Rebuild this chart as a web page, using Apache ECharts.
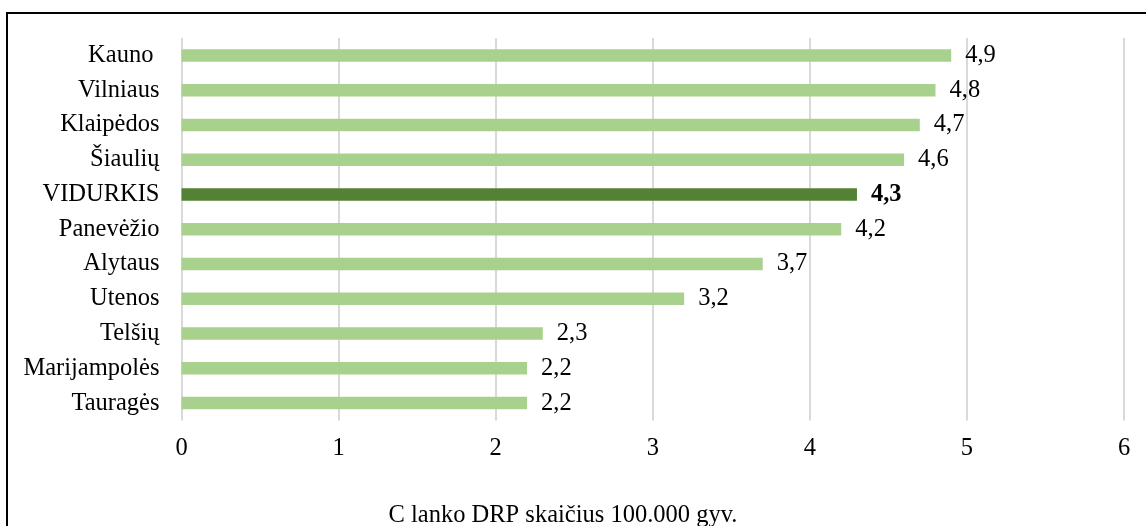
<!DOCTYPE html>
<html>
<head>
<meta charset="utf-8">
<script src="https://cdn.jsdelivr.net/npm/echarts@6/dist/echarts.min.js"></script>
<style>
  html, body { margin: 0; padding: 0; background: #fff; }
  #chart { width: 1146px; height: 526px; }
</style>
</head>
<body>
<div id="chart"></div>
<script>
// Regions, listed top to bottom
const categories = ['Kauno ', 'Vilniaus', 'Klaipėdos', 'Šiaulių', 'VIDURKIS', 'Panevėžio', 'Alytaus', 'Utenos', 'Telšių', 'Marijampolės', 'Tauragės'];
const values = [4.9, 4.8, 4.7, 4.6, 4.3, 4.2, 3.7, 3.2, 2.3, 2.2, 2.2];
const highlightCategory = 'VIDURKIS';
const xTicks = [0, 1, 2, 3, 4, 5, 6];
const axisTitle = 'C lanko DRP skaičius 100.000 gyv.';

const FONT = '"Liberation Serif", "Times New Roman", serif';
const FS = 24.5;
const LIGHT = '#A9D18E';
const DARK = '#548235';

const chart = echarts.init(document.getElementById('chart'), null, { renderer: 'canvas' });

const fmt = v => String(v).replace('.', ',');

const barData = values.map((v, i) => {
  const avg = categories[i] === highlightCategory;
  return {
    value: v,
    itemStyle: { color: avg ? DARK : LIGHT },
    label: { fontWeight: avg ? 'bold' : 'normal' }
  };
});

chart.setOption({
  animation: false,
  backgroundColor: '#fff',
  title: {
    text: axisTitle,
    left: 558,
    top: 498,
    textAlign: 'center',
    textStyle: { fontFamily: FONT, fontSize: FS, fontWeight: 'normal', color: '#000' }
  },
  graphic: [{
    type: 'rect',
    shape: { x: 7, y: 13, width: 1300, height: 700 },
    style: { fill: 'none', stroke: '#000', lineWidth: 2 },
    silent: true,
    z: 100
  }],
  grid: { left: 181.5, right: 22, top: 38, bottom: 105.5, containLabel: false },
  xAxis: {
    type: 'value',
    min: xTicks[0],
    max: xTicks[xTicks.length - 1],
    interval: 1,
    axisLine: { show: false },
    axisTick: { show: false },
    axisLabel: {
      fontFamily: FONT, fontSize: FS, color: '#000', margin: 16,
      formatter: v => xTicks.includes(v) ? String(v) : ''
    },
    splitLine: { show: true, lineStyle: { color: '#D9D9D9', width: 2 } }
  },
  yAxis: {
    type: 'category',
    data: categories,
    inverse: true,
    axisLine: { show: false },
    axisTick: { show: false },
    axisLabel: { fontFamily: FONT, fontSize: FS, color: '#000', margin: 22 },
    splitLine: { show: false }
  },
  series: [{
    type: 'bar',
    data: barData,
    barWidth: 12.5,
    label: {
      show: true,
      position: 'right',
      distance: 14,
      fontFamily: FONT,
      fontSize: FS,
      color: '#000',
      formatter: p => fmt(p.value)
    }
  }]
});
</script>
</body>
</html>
* * *
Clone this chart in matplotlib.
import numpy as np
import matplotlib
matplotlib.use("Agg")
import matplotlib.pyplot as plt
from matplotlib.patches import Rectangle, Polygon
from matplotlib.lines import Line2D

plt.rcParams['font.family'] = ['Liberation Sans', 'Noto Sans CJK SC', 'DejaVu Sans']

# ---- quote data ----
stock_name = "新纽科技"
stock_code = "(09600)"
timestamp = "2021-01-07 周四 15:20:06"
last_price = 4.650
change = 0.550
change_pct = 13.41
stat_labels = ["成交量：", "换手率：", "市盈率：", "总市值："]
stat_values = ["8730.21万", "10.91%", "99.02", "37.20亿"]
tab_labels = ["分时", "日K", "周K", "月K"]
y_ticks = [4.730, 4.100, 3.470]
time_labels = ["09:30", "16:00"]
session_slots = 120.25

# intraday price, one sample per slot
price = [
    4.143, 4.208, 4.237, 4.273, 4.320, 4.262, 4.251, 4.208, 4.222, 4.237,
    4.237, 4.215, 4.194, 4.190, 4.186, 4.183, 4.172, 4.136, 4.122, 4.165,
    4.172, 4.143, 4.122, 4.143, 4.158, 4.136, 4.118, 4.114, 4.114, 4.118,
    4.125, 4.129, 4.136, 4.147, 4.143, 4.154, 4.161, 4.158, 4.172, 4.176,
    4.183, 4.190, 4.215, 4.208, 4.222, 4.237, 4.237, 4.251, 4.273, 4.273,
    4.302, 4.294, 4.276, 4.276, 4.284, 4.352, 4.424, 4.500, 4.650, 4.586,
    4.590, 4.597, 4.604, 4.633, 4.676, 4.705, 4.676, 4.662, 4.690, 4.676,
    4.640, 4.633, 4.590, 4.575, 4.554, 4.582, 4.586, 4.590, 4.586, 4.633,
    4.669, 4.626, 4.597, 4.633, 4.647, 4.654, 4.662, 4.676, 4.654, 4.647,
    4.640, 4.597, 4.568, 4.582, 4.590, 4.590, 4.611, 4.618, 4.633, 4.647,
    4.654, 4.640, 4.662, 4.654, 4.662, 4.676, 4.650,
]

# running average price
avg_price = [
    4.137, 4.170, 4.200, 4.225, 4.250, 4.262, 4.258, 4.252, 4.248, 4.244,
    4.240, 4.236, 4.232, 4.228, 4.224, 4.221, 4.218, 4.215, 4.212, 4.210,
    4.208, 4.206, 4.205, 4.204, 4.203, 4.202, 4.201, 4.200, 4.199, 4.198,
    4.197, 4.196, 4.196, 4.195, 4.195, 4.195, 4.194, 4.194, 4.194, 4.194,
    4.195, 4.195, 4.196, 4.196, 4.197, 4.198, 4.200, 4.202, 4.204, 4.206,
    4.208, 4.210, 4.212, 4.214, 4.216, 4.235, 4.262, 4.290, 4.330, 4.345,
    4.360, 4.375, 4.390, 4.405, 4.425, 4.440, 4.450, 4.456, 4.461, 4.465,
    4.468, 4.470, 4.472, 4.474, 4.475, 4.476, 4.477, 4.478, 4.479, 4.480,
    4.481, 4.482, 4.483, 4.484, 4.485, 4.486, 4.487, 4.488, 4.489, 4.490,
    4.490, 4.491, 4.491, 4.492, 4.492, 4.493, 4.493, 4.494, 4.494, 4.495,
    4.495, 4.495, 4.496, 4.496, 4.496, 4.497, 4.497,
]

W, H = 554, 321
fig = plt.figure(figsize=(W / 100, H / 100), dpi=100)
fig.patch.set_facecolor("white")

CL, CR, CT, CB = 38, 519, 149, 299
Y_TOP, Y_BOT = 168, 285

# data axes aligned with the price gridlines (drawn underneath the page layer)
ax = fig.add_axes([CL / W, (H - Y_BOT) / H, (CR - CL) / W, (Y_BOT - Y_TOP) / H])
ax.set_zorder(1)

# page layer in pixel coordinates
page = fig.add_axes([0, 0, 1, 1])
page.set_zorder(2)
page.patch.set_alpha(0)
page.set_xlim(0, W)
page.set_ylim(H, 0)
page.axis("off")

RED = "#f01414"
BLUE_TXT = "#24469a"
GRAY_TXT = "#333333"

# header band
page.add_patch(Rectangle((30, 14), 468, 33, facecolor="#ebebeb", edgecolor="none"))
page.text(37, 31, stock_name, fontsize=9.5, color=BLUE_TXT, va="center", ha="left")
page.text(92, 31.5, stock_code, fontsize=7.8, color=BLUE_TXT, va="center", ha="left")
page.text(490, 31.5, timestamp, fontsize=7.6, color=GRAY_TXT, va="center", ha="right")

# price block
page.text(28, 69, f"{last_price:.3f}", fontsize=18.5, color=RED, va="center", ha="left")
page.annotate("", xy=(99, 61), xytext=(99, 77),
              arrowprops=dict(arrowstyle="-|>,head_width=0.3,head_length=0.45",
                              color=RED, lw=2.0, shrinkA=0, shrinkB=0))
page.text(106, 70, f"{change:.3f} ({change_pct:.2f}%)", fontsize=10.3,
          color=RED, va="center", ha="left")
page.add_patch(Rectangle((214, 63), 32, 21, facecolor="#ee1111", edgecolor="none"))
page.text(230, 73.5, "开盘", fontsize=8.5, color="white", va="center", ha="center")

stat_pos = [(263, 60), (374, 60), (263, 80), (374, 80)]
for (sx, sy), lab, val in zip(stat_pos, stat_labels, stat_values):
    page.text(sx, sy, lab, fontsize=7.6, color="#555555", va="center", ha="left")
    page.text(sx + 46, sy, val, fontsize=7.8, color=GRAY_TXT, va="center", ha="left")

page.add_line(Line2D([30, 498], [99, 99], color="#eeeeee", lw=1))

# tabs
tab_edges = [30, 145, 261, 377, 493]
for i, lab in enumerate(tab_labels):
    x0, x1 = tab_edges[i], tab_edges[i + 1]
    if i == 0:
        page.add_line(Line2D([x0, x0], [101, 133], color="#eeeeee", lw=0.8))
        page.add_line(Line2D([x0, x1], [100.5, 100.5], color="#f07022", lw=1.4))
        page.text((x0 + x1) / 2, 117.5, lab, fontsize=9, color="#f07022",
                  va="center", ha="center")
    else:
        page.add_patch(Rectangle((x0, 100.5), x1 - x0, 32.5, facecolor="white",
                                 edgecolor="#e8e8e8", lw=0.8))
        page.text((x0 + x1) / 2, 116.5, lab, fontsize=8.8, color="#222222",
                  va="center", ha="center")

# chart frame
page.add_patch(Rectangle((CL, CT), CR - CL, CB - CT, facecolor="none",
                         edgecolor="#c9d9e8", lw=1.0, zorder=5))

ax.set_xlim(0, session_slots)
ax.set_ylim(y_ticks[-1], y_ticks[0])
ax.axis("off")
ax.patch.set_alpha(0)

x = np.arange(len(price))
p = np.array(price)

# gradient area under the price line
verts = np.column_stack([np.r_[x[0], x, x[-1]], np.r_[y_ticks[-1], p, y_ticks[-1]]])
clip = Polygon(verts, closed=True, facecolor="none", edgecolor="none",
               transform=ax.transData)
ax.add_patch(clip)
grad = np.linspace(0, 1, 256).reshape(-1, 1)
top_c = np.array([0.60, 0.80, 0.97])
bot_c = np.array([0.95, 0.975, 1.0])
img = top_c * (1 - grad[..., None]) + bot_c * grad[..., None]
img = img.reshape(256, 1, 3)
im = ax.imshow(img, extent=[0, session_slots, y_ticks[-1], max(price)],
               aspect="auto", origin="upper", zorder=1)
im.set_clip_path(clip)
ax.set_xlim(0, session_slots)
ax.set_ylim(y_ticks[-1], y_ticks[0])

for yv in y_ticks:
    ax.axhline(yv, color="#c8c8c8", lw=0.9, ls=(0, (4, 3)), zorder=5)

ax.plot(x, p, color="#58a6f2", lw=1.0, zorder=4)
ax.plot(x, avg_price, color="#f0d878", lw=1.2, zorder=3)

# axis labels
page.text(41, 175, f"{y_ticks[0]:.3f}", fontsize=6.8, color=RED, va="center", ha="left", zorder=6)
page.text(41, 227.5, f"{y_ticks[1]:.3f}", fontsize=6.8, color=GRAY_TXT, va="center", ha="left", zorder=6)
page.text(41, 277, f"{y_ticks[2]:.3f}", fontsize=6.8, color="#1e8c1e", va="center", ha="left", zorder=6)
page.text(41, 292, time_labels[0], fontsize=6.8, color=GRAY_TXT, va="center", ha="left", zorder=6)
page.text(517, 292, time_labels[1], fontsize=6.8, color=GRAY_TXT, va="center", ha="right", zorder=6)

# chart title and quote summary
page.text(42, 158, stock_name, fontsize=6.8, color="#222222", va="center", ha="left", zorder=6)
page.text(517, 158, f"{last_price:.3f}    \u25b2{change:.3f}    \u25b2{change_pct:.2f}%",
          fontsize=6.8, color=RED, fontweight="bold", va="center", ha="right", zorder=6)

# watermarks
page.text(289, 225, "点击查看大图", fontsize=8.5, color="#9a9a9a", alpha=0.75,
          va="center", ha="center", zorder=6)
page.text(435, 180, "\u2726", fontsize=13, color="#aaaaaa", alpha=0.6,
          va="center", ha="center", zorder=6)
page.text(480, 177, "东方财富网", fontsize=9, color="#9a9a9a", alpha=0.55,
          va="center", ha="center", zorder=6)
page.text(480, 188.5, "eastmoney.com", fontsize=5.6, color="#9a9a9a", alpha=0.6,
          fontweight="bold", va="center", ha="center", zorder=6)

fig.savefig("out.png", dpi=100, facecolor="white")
==
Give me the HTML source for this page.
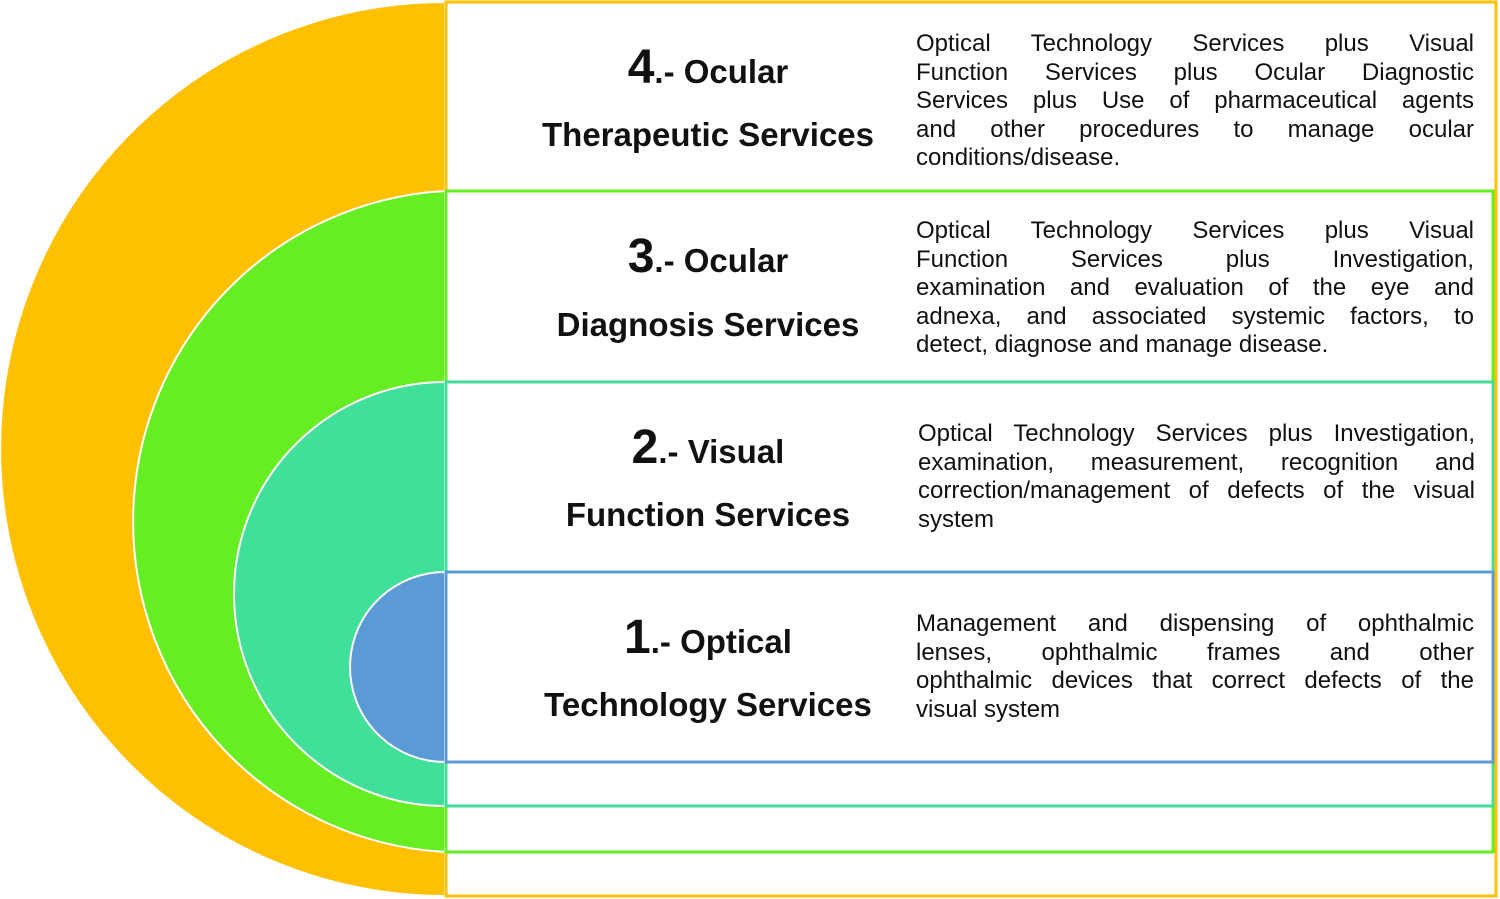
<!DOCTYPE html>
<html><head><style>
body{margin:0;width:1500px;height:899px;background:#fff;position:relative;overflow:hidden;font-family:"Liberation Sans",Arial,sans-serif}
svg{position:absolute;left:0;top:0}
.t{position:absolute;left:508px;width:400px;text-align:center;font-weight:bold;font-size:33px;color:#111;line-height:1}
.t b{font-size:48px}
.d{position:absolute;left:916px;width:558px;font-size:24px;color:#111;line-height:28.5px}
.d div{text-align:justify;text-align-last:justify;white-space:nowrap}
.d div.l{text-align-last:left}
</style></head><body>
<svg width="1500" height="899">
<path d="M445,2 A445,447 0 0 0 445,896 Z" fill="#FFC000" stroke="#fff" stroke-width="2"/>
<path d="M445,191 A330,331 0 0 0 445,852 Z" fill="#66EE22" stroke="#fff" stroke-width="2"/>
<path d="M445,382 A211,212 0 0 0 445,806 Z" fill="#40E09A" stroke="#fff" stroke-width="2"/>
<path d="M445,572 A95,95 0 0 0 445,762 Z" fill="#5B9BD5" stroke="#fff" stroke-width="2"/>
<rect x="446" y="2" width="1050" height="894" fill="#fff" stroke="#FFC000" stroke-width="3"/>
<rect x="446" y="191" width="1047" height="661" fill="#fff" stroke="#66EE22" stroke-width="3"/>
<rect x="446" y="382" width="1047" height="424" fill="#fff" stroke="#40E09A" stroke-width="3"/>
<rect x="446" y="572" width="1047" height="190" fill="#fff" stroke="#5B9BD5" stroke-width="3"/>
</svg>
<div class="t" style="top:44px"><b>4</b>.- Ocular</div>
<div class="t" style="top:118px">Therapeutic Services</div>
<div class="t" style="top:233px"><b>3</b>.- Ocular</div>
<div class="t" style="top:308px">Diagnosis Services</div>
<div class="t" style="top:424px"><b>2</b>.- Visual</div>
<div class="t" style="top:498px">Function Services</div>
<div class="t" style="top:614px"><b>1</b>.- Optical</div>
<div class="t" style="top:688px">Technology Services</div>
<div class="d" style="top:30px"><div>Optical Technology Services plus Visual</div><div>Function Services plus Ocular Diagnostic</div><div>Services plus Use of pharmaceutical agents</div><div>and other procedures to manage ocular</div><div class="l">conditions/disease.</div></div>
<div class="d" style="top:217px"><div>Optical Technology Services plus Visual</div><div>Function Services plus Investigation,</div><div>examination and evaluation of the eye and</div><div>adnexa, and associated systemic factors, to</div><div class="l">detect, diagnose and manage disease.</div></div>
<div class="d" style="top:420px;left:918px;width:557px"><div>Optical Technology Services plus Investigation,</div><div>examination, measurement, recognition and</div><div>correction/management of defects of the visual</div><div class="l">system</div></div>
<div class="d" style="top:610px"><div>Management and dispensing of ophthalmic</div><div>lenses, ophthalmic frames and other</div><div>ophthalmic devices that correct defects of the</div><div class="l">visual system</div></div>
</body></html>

■ DIRECTIVE: Write out, exactly and with nothing added, everything from the line with "Rebuild this chart" down to the line with "const fmt = v => String(v).replace('.', ',');", both included. Drop any pictures.

■ RESULT BELOW:
Rebuild this chart as a web page, using Apache ECharts.
<!DOCTYPE html>
<html>
<head>
<meta charset="utf-8">
<script src="https://cdn.jsdelivr.net/npm/echarts@6/dist/echarts.min.js"></script>
<style>
  html, body { margin: 0; padding: 0; background: #fff; }
  #chart { width: 1146px; height: 526px; }
</style>
</head>
<body>
<div id="chart"></div>
<script>
// Regions, listed top to bottom
const categories = ['Kauno ', 'Vilniaus', 'Klaipėdos', 'Šiaulių', 'VIDURKIS', 'Panevėžio', 'Alytaus', 'Utenos', 'Telšių', 'Marijampolės', 'Tauragės'];
const values = [4.9, 4.8, 4.7, 4.6, 4.3, 4.2, 3.7, 3.2, 2.3, 2.2, 2.2];
const highlightCategory = 'VIDURKIS';
const xTicks = [0, 1, 2, 3, 4, 5, 6];
const axisTitle = 'C lanko DRP skaičius 100.000 gyv.';

const FONT = '"Liberation Serif", "Times New Roman", serif';
const FS = 24.5;
const LIGHT = '#A9D18E';
const DARK = '#548235';

const chart = echarts.init(document.getElementById('chart'), null, { renderer: 'canvas' });

const fmt = v => String(v).replace('.', ',');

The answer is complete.